Jamming Grippers Combine to Form Robotic Elephant Trunk

“Jamming” has to be one of the coolest new actuation techniques we’ve seen in the last couple years, and we’ve recently covered a bunch of fascinating implementations of it, including walking robots and grippers that can throw stuff. MIT may have just topped everyone by developing a robotic elephant trunk that’s strong, flexible, and, since it’s made mostly out of coffee grounds, absolutely dirt cheap.

The jamming technique was developed jointly at Cornell University, University of Chicago, and iRobot back in late 2010. For a detailed discussion of how the gripper works, check out our 2010 interview with Eric Brown, lead author on the original paper describing jamming grippers, but if you’re in a hurry, the nutshell is that you can take a balloon and fill it with coffee grounds, and you’ll have a squishy blob. Great! Now, if you pump all of the air out of the balloon, the coffee grounds “jam” together into a solid mass, and your squishy blob all of a sudden turns rigid, firmly gripping anything it had blobbed around. The key point is this: by adding or removing air, a jamming system can go from flexible to rigid and back again.

A group of researchers from MIT took this concept and applied to a robotic arm that looks an awful lot like an elephant’s trunk, and that has similar movement capabilities as well. The arm is made up of a bunch of different jamming segments stuck together at the ends, with separate vacuum valves to each segment and a set of four control cables spaced at 90 degree intervals around the outside of the entire thing. As the control cables pull on the arm, the segments smoothly flex, but by jamming selected segments and turning them rigid (an operation that takes just 0.2 second), you can alter the motion of the arm in complex ways, allowing trunk-like gripping motions. Here’s the rather curious looking video:

What’s great about this gripping system (besides the look, of course) is that it’s very cheap and very robust, while being simultaneously as rigid and as flexible as you like, since you can add lots more segments without increasing the overall complexity of the system all that much. The “cheap” part will likely be the most appealing to most researchers and hobbyists: all you need to make this thing (more or less) are thin flexible membranes (like balloons), cables, drive motors, a vacuum source and tubing, and (most importantly) some coarse-ground coffee. Oh yes, they checked, coarse ground is more effective than fine ground, so all of you espresso snobs are out of luck.

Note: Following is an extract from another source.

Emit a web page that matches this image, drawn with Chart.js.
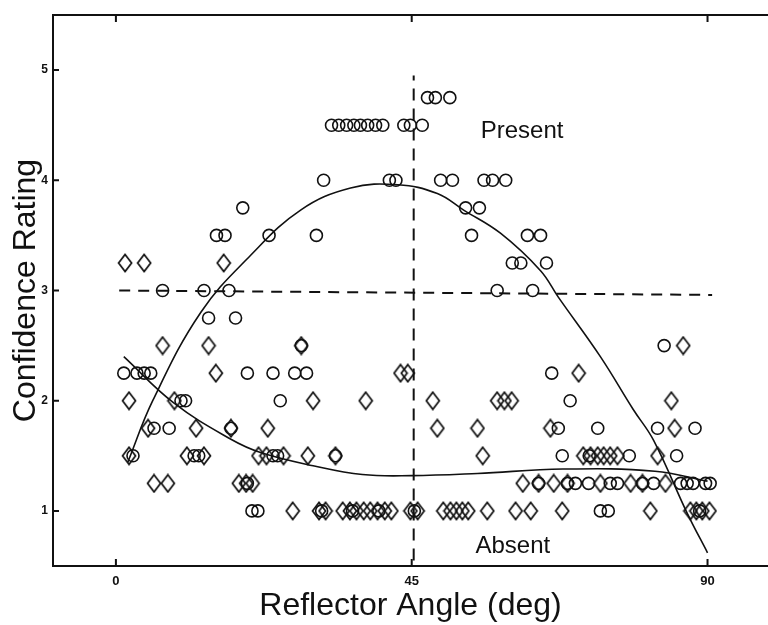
<!DOCTYPE html>
<html>
<head>
<meta charset="utf-8">
<script src="https://cdn.jsdelivr.net/npm/chart.js@4.4.0/dist/chart.umd.min.js"></script>
<style>
  html, body { margin: 0; padding: 0; background: #fff; }
  #wrap { width: 768px; height: 625px; }
</style>
</head>
<body>
<div id="wrap"><canvas id="chart" width="768" height="625"></canvas></div>
<script>
// "Present" trials (circles): one list of reflector angles per rating level
const presentRatings = [4.75, 4.5, 4, 3.75, 3.5, 3.25, 3, 2.75, 2.5, 2.25, 2, 1.75, 1.5, 1.25, 1];
const presentAngles = [
  [47.4, 48.6, 50.8],
  [32.8, 33.9, 35.1, 36.2, 37.2, 38.3, 39.5, 40.6, 43.8, 44.8, 46.6],
  [31.6, 41.6, 42.6, 49.4, 51.2, 56.0, 57.3, 59.3],
  [19.3, 53.2, 55.3],
  [15.3, 16.6, 23.3, 30.5, 54.1, 62.6, 64.6],
  [60.3, 61.6, 65.5],
  [7.1, 13.4, 17.2, 58.0, 63.4],
  [14.1, 18.2],
  [28.2, 83.4],
  [1.2, 3.2, 4.3, 5.3, 20.0, 23.9, 27.2, 29.0, 66.3],
  [9.9, 10.6, 25.0, 69.1],
  [5.8, 8.1, 17.5, 67.3, 73.3, 82.4, 88.1],
  [2.6, 11.9, 12.6, 23.9, 24.6, 33.4, 67.9, 72.0, 78.1, 85.3],
  [20.0, 64.3, 68.7, 69.9, 71.9, 75.2, 76.3, 80.1, 81.8, 85.9, 86.9, 87.8, 89.7, 90.4],
  [20.7, 21.6, 31.3, 36.0, 40.0, 45.4, 73.7, 74.9, 88.8]
];

// "Absent" trials (diamonds)
const absentRatings = [3.25, 2.5, 2.25, 2, 1.75, 1.5, 1.25, 1];
const absentAngles = [
  [1.4, 4.3, 16.4],
  [7.1, 14.1, 28.2, 86.3],
  [15.2, 43.3, 44.4, 70.4],
  [2.0, 8.9, 30.0, 38.0, 48.2, 58.0, 59.1, 60.2, 84.5],
  [4.9, 12.2, 17.5, 23.1, 48.9, 55.0, 66.1, 85.0],
  [2.0, 10.8, 13.4, 21.7, 22.9, 25.5, 29.2, 33.4, 55.8, 71.1, 72.2, 73.3, 74.2, 75.2, 76.3, 82.4],
  [5.8, 7.9, 18.7, 19.8, 20.8, 61.9, 64.3, 66.6, 68.7, 73.7, 78.3, 80.1, 83.6],
  [26.9, 30.9, 31.9, 34.5, 35.6, 36.6, 37.7, 38.7, 39.8, 40.9, 41.9, 44.8, 45.9, 49.8, 50.9,
   51.8, 52.7, 53.6, 56.5, 60.8, 63.1, 67.9, 81.3, 87.4, 88.3, 89.2, 90.3]
];

// fitted curves
const presentFitAngle = [1.8, 5.6, 12.9, 20.5, 28.1, 35.7, 42.9, 48.9, 52.9, 58.5, 64.6, 67.3, 73.7, 78.7, 81.8, 86.9, 90];
const presentFitRating = [1.44, 2.0, 2.8, 3.32, 3.73, 3.93, 3.96, 3.88, 3.73, 3.52, 3.18, 2.94, 2.4, 1.92, 1.64, 0.98, 0.62];
const absentFitAngle = [1.2, 8.8, 17.5, 22, 30, 37.5, 45, 55, 68, 82, 90];
const absentFitRating = [2.4, 1.98, 1.65, 1.53, 1.41, 1.33, 1.32, 1.34, 1.38, 1.36, 1.27];

// dashed reference lines
const vRefAngle = [45.3, 45.3];
const vRefRating = [0.55, 4.95];
const hRefAngle = [0.5, 90.7];
const hRefRating = [3.0, 2.96];

const curveLabels = ['Present', 'Absent'];
const labelAngle = [55.5, 54.7];
const labelRating = [4.38, 0.62];

const xTicks = [0, 45, 90];
const yTicks = [1, 2, 3, 4, 5];

const INK = '#111';
const FONT = '"Liberation Sans", Arial, Helvetica, sans-serif';

const toPoints = (ratings, angles) =>
  ratings.flatMap((r, i) => angles[i].map(a => ({ x: a, y: r })));
const pairUp = (xs, ys) => xs.map((v, i) => ({ x: v, y: ys[i] }));

// tall open diamond marker
const makeDiamond = () => {
  const c = document.createElement('canvas');
  c.width = 16; c.height = 20;
  const g = c.getContext('2d');
  g.strokeStyle = INK;
  g.lineWidth = 1.7;
  g.beginPath();
  g.moveTo(8, 1.5); g.lineTo(14.5, 10); g.lineTo(8, 18.5); g.lineTo(1.5, 10);
  g.closePath();
  g.stroke();
  return c;
};

// top frame line, inward tick marks and the curve labels
const frameMarks = {
  id: 'frameMarks',
  afterDatasetsDraw(chart) {
    const { ctx, chartArea: a, scales: { x, y } } = chart;
    ctx.save();
    ctx.strokeStyle = INK;
    ctx.lineWidth = 2;
    ctx.beginPath();
    ctx.moveTo(a.left - 1, a.top);
    ctx.lineTo(a.right, a.top);
    xTicks.forEach(v => {
      const px = x.getPixelForValue(v);
      ctx.moveTo(px, a.bottom); ctx.lineTo(px, a.bottom - 7);
      ctx.moveTo(px, a.top); ctx.lineTo(px, a.top + 7);
    });
    yTicks.forEach(v => {
      const py = y.getPixelForValue(v);
      ctx.moveTo(a.left, py); ctx.lineTo(a.left + 6, py);
    });
    ctx.stroke();

    ctx.fillStyle = INK;
    ctx.font = '24px ' + FONT;
    ctx.textAlign = 'left';
    ctx.textBaseline = 'alphabetic';
    curveLabels.forEach((t, i) => {
      ctx.fillText(t, x.getPixelForValue(labelAngle[i]), y.getPixelForValue(labelRating[i]));
    });
    ctx.restore();
  }
};

const lineSet = (data, dash) => ({
  type: 'line',
  data,
  showLine: true,
  borderColor: INK,
  borderWidth: dash ? 2 : 1.6,
  borderDash: dash || [],
  tension: dash ? 0 : 0.4,
  pointRadius: 0,
  fill: false
});

new Chart(document.getElementById('chart'), {
  type: 'scatter',
  data: {
    datasets: [
      lineSet(pairUp(presentFitAngle, presentFitRating)),
      lineSet(pairUp(absentFitAngle, absentFitRating)),
      lineSet(pairUp(vRefAngle, vRefRating), [12, 8]),
      lineSet(pairUp(hRefAngle, hRefRating), [11, 8]),
      {
        label: 'Present',
        data: toPoints(presentRatings, presentAngles),
        pointStyle: 'circle',
        pointRadius: 6,
        borderWidth: 1.6,
        borderColor: INK,
        backgroundColor: 'rgba(0,0,0,0)'
      },
      {
        label: 'Absent',
        data: toPoints(absentRatings, absentAngles),
        pointStyle: makeDiamond(),
        pointRadius: 8,
        borderColor: INK
      }
    ]
  },
  options: {
    responsive: false,
    animation: false,
    devicePixelRatio: 1,
    layout: { autoPadding: false, padding: { top: 15, right: 0, left: 0, bottom: 0 } },
    plugins: { legend: { display: false }, tooltip: { enabled: false } },
    scales: {
      x: {
        type: 'linear',
        min: -9.57,
        max: 99.2,
        afterBuildTicks: s => { s.ticks = xTicks.map(v => ({ value: v })); },
        afterFit: s => { s.height = 59; s.paddingLeft = 0; s.paddingRight = 0; },
        grid: { display: false, drawTicks: false },
        border: { display: true, color: INK, width: 2 },
        ticks: {
          color: INK,
          padding: 8,
          maxRotation: 0,
          autoSkip: false,
          font: { family: FONT, size: 13, weight: 'bold' }
        },
        title: {
          display: true,
          text: 'Reflector Angle (deg)',
          color: INK,
          padding: 0,
          font: { family: FONT, size: 32 }
        }
      },
      y: {
        type: 'linear',
        min: 0.5,
        max: 5.5,
        afterBuildTicks: s => { s.ticks = yTicks.map(v => ({ value: v })); },
        afterFit: s => { s.width = 53; s.paddingTop = 0; s.paddingBottom = 0; },
        grid: { display: false, drawTicks: false },
        border: { display: true, color: INK, width: 2 },
        ticks: {
          color: INK,
          padding: 5,
          font: { family: FONT, size: 12, weight: 'bold' }
        },
        title: {
          display: true,
          text: 'Confidence Rating',
          color: INK,
          padding: { top: 7, bottom: 0 },
          font: { family: FONT, size: 32 }
        }
      }
    }
  },
  plugins: [frameMarks]
});
</script>
</body>
</html>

Next up for the trunkbot is a bunch of tweaking to try to find the ideal filler material (both grain size and composition being important), followed by the addition of some sort of manipulator, which really should be something like this just to keep the intermittently squishy theme going. Next comes embedded sensing, control, path planning, and all that kind of stuff, followed by a potential career in underwater robotics, where the external pressure exerted by the sea water makes the jamming pressure far higher than you’d ever find here on land.

Design and Analysis of a Robust, Low-cost, Highly Articulated Manipulator Enabled by Jamming of Granular Media was presented by Nadia G. Cheng, Maxim B. Lobovsky, Steven J. Keating, Adam M. Setapen, Katy I. Gero, Anette E. Hosoi, and Karl D. Iagnemma from the Massachusetts Institute of Technology, on Thursday at the 2012 IEEE International Conference on Robotics and Automation in St. Paul, Minn.